─── Information supplied ───

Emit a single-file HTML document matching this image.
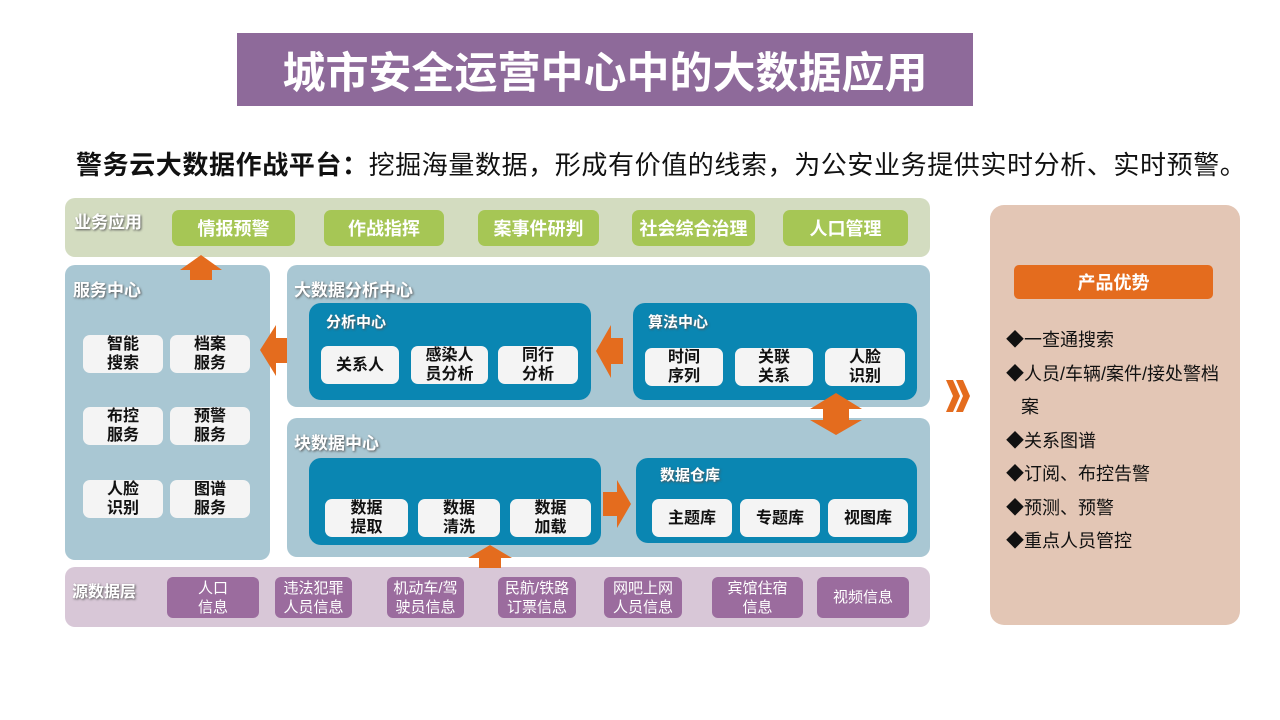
<!DOCTYPE html>
<html><head><meta charset="utf-8"><style>
*{margin:0;padding:0;box-sizing:border-box}
body{width:1280px;height:720px;background:#fff;position:relative;overflow:hidden;font-family:"Liberation Sans","Noto Sans CJK SC",sans-serif}
.a{position:absolute}
.c{display:flex;align-items:center;justify-content:center;text-align:center}
.g{background:#a6c655;color:#fff;font-weight:bold;font-size:18px;border-radius:7px}
.w{background:#f4f4f4;color:#111;font-size:16px;line-height:19px;border-radius:7px;font-weight:bold}
.p{background:#9b6c9e;color:#fff;font-size:15px;line-height:19px;border-radius:6px}
.lab{color:#fff;font-weight:bold;font-size:17px;text-shadow:1px 1px 2px #555}
.db{background:#0a86b2;border-radius:12px}
</style></head><body>
<div class="a c" style="left:237px;top:33px;width:736px;height:73px;background:#8e6a9a;color:#fff;font-weight:bold;font-size:43px">城市安全运营中心中的大数据应用</div>
<div class="a" style="left:76px;top:145px;font-size:26px;letter-spacing:0.6px;color:#111;white-space:nowrap"><b>警务云大数据作战平台：</b>挖掘海量数据，形成有价值的线索，为公安业务提供实时分析、实时预警。</div>

<div class="a" style="left:65px;top:198px;width:865px;height:59px;background:#d3dcc0;border-radius:10px"></div>
<div class="a lab" style="left:74px;top:208px">业务应用</div>
<div class="a c g" style="left:172px;top:210px;width:123px;height:36px">情报预警</div>
<div class="a c g" style="left:324px;top:210px;width:120px;height:36px">作战指挥</div>
<div class="a c g" style="left:478px;top:210px;width:121px;height:36px">案事件研判</div>
<div class="a c g" style="left:632px;top:210px;width:123px;height:36px">社会综合治理</div>
<div class="a c g" style="left:783px;top:210px;width:125px;height:36px">人口管理</div>

<div class="a" style="left:65px;top:265px;width:205px;height:295px;background:#a9c7d3;border-radius:10px"></div>
<div class="a lab" style="left:73px;top:276px">服务中心</div>
<div class="a c w" style="left:83px;top:335px;width:80px;height:38px">智能<br>搜索</div>
<div class="a c w" style="left:170px;top:335px;width:80px;height:38px">档案<br>服务</div>
<div class="a c w" style="left:83px;top:407px;width:80px;height:38px">布控<br>服务</div>
<div class="a c w" style="left:170px;top:407px;width:80px;height:38px">预警<br>服务</div>
<div class="a c w" style="left:83px;top:480px;width:80px;height:38px">人脸<br>识别</div>
<div class="a c w" style="left:170px;top:480px;width:80px;height:38px">图谱<br>服务</div>

<div class="a" style="left:287px;top:265px;width:643px;height:142px;background:#a9c7d3;border-radius:10px"></div>
<div class="a lab" style="left:294px;top:276px">大数据分析中心</div>
<div class="a db" style="left:309px;top:303px;width:282px;height:97px"></div>
<div class="a lab" style="left:326px;top:311px;font-size:15px">分析中心</div>
<div class="a c w" style="left:321px;top:346px;width:78px;height:38px">关系人</div>
<div class="a c w" style="left:411px;top:346px;width:77px;height:38px">感染人<br>员分析</div>
<div class="a c w" style="left:498px;top:346px;width:80px;height:38px">同行<br>分析</div>
<div class="a db" style="left:633px;top:303px;width:284px;height:97px"></div>
<div class="a lab" style="left:648px;top:311px;font-size:15px">算法中心</div>
<div class="a c w" style="left:645px;top:348px;width:78px;height:38px">时间<br>序列</div>
<div class="a c w" style="left:735px;top:348px;width:78px;height:38px">关联<br>关系</div>
<div class="a c w" style="left:825px;top:348px;width:80px;height:38px">人脸<br>识别</div>

<div class="a" style="left:287px;top:418px;width:643px;height:139px;background:#a9c7d3;border-radius:10px"></div>
<div class="a lab" style="left:294px;top:429px">块数据中心</div>
<div class="a db" style="left:309px;top:458px;width:292px;height:87px"></div>
<div class="a c w" style="left:325px;top:499px;width:83px;height:38px">数据<br>提取</div>
<div class="a c w" style="left:418px;top:499px;width:82px;height:38px">数据<br>清洗</div>
<div class="a c w" style="left:510px;top:499px;width:81px;height:38px">数据<br>加载</div>
<div class="a db" style="left:636px;top:458px;width:281px;height:85px"></div>
<div class="a lab" style="left:660px;top:464px;font-size:15px">数据仓库</div>
<div class="a c w" style="left:652px;top:499px;width:80px;height:38px">主题库</div>
<div class="a c w" style="left:740px;top:499px;width:80px;height:38px">专题库</div>
<div class="a c w" style="left:828px;top:499px;width:80px;height:38px">视图库</div>

<div class="a" style="left:65px;top:567px;width:865px;height:60px;background:#d8c7d7;border-radius:10px"></div>
<div class="a lab" style="left:72px;top:578px;font-size:16px">源数据层</div>
<div class="a c p" style="left:167px;top:577px;width:92px;height:41px">人口<br>信息</div>
<div class="a c p" style="left:275px;top:577px;width:77px;height:41px">违法犯罪<br>人员信息</div>
<div class="a c p" style="left:387px;top:577px;width:77px;height:41px">机动车/驾<br>驶员信息</div>
<div class="a c p" style="left:498px;top:577px;width:78px;height:41px">民航/铁路<br>订票信息</div>
<div class="a c p" style="left:604px;top:577px;width:78px;height:41px">网吧上网<br>人员信息</div>
<div class="a c p" style="left:712px;top:577px;width:91px;height:41px">宾馆住宿<br>信息</div>
<div class="a c p" style="left:817px;top:577px;width:92px;height:41px">视频信息</div>

<svg class="a" style="left:0;top:0" width="1280" height="720">
<polygon points="201,255 222,270 212,270 212,280 190,280 190,270 180,270" fill="#e46c1e"/>
<polygon points="260,350 276,325 276,338 287,338 287,363 276,363 276,376" fill="#e46c1e"/>
<polygon points="596,351 611,325 611,338 623,338 623,364 611,364 611,378" fill="#e46c1e"/>
<polygon points="836,393 862,409 849,409 849,420 862,420 836,435 810,420 823,420 823,409 810,409" fill="#e46c1e"/>
<polygon points="631,504 617,480 617,492 603,492 603,516 617,516 617,528" fill="#e46c1e"/>
<polygon points="490,545 512,558 501,558 501,568 479,568 479,558 468,558" fill="#e46c1e"/>
<polygon points="946,380 953,380 960,396 953,412 946,412 953,396" fill="#e46c1e"/>
<polygon points="956,380 963,380 970,396 963,412 956,412 963,396" fill="#e46c1e"/>
</svg>

<div class="a" style="left:990px;top:205px;width:250px;height:420px;background:#e3c6b5;border-radius:14px"></div>
<div class="a c" style="left:1014px;top:265px;width:199px;height:34px;background:#e46c1e;border-radius:5px;color:#fff;font-weight:bold;font-size:18px">产品优势</div>
<div class="a" style="left:1006px;top:324px;font-size:18px;line-height:33.5px;color:#111">
◆一查通搜索<br>◆人员/车辆/案件/接处警档<br>&nbsp;&nbsp;&nbsp;案<br>◆关系图谱<br>◆订阅、布控告警<br>◆预测、预警<br>◆重点人员管控</div>
</body></html>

───

Reproduce every line above as written, skipping pictures.

Emit a single-file HTML document matching this image.
<!DOCTYPE html>
<html><head><meta charset="utf-8"><style>
*{margin:0;padding:0;box-sizing:border-box}
body{width:1280px;height:720px;background:#fff;position:relative;overflow:hidden;font-family:"Liberation Sans","Noto Sans CJK SC",sans-serif}
.a{position:absolute}
.c{display:flex;align-items:center;justify-content:center;text-align:center}
.g{background:#a6c655;color:#fff;font-weight:bold;font-size:18px;border-radius:7px}
.w{background:#f4f4f4;color:#111;font-size:16px;line-height:19px;border-radius:7px;font-weight:bold}
.p{background:#9b6c9e;color:#fff;font-size:15px;line-height:19px;border-radius:6px}
.lab{color:#fff;font-weight:bold;font-size:17px;text-shadow:1px 1px 2px #555}
.db{background:#0a86b2;border-radius:12px}
</style></head><body>
<div class="a c" style="left:237px;top:33px;width:736px;height:73px;background:#8e6a9a;color:#fff;font-weight:bold;font-size:43px">城市安全运营中心中的大数据应用</div>
<div class="a" style="left:76px;top:145px;font-size:26px;letter-spacing:0.6px;color:#111;white-space:nowrap"><b>警务云大数据作战平台：</b>挖掘海量数据，形成有价值的线索，为公安业务提供实时分析、实时预警。</div>

<div class="a" style="left:65px;top:198px;width:865px;height:59px;background:#d3dcc0;border-radius:10px"></div>
<div class="a lab" style="left:74px;top:208px">业务应用</div>
<div class="a c g" style="left:172px;top:210px;width:123px;height:36px">情报预警</div>
<div class="a c g" style="left:324px;top:210px;width:120px;height:36px">作战指挥</div>
<div class="a c g" style="left:478px;top:210px;width:121px;height:36px">案事件研判</div>
<div class="a c g" style="left:632px;top:210px;width:123px;height:36px">社会综合治理</div>
<div class="a c g" style="left:783px;top:210px;width:125px;height:36px">人口管理</div>

<div class="a" style="left:65px;top:265px;width:205px;height:295px;background:#a9c7d3;border-radius:10px"></div>
<div class="a lab" style="left:73px;top:276px">服务中心</div>
<div class="a c w" style="left:83px;top:335px;width:80px;height:38px">智能<br>搜索</div>
<div class="a c w" style="left:170px;top:335px;width:80px;height:38px">档案<br>服务</div>
<div class="a c w" style="left:83px;top:407px;width:80px;height:38px">布控<br>服务</div>
<div class="a c w" style="left:170px;top:407px;width:80px;height:38px">预警<br>服务</div>
<div class="a c w" style="left:83px;top:480px;width:80px;height:38px">人脸<br>识别</div>
<div class="a c w" style="left:170px;top:480px;width:80px;height:38px">图谱<br>服务</div>

<div class="a" style="left:287px;top:265px;width:643px;height:142px;background:#a9c7d3;border-radius:10px"></div>
<div class="a lab" style="left:294px;top:276px">大数据分析中心</div>
<div class="a db" style="left:309px;top:303px;width:282px;height:97px"></div>
<div class="a lab" style="left:326px;top:311px;font-size:15px">分析中心</div>
<div class="a c w" style="left:321px;top:346px;width:78px;height:38px">关系人</div>
<div class="a c w" style="left:411px;top:346px;width:77px;height:38px">感染人<br>员分析</div>
<div class="a c w" style="left:498px;top:346px;width:80px;height:38px">同行<br>分析</div>
<div class="a db" style="left:633px;top:303px;width:284px;height:97px"></div>
<div class="a lab" style="left:648px;top:311px;font-size:15px">算法中心</div>
<div class="a c w" style="left:645px;top:348px;width:78px;height:38px">时间<br>序列</div>
<div class="a c w" style="left:735px;top:348px;width:78px;height:38px">关联<br>关系</div>
<div class="a c w" style="left:825px;top:348px;width:80px;height:38px">人脸<br>识别</div>

<div class="a" style="left:287px;top:418px;width:643px;height:139px;background:#a9c7d3;border-radius:10px"></div>
<div class="a lab" style="left:294px;top:429px">块数据中心</div>
<div class="a db" style="left:309px;top:458px;width:292px;height:87px"></div>
<div class="a c w" style="left:325px;top:499px;width:83px;height:38px">数据<br>提取</div>
<div class="a c w" style="left:418px;top:499px;width:82px;height:38px">数据<br>清洗</div>
<div class="a c w" style="left:510px;top:499px;width:81px;height:38px">数据<br>加载</div>
<div class="a db" style="left:636px;top:458px;width:281px;height:85px"></div>
<div class="a lab" style="left:660px;top:464px;font-size:15px">数据仓库</div>
<div class="a c w" style="left:652px;top:499px;width:80px;height:38px">主题库</div>
<div class="a c w" style="left:740px;top:499px;width:80px;height:38px">专题库</div>
<div class="a c w" style="left:828px;top:499px;width:80px;height:38px">视图库</div>

<div class="a" style="left:65px;top:567px;width:865px;height:60px;background:#d8c7d7;border-radius:10px"></div>
<div class="a lab" style="left:72px;top:578px;font-size:16px">源数据层</div>
<div class="a c p" style="left:167px;top:577px;width:92px;height:41px">人口<br>信息</div>
<div class="a c p" style="left:275px;top:577px;width:77px;height:41px">违法犯罪<br>人员信息</div>
<div class="a c p" style="left:387px;top:577px;width:77px;height:41px">机动车/驾<br>驶员信息</div>
<div class="a c p" style="left:498px;top:577px;width:78px;height:41px">民航/铁路<br>订票信息</div>
<div class="a c p" style="left:604px;top:577px;width:78px;height:41px">网吧上网<br>人员信息</div>
<div class="a c p" style="left:712px;top:577px;width:91px;height:41px">宾馆住宿<br>信息</div>
<div class="a c p" style="left:817px;top:577px;width:92px;height:41px">视频信息</div>

<svg class="a" style="left:0;top:0" width="1280" height="720">
<polygon points="201,255 222,270 212,270 212,280 190,280 190,270 180,270" fill="#e46c1e"/>
<polygon points="260,350 276,325 276,338 287,338 287,363 276,363 276,376" fill="#e46c1e"/>
<polygon points="596,351 611,325 611,338 623,338 623,364 611,364 611,378" fill="#e46c1e"/>
<polygon points="836,393 862,409 849,409 849,420 862,420 836,435 810,420 823,420 823,409 810,409" fill="#e46c1e"/>
<polygon points="631,504 617,480 617,492 603,492 603,516 617,516 617,528" fill="#e46c1e"/>
<polygon points="490,545 512,558 501,558 501,568 479,568 479,558 468,558" fill="#e46c1e"/>
<polygon points="946,380 953,380 960,396 953,412 946,412 953,396" fill="#e46c1e"/>
<polygon points="956,380 963,380 970,396 963,412 956,412 963,396" fill="#e46c1e"/>
</svg>

<div class="a" style="left:990px;top:205px;width:250px;height:420px;background:#e3c6b5;border-radius:14px"></div>
<div class="a c" style="left:1014px;top:265px;width:199px;height:34px;background:#e46c1e;border-radius:5px;color:#fff;font-weight:bold;font-size:18px">产品优势</div>
<div class="a" style="left:1006px;top:324px;font-size:18px;line-height:33.5px;color:#111">
◆一查通搜索<br>◆人员/车辆/案件/接处警档<br>&nbsp;&nbsp;&nbsp;案<br>◆关系图谱<br>◆订阅、布控告警<br>◆预测、预警<br>◆重点人员管控</div>
</body></html>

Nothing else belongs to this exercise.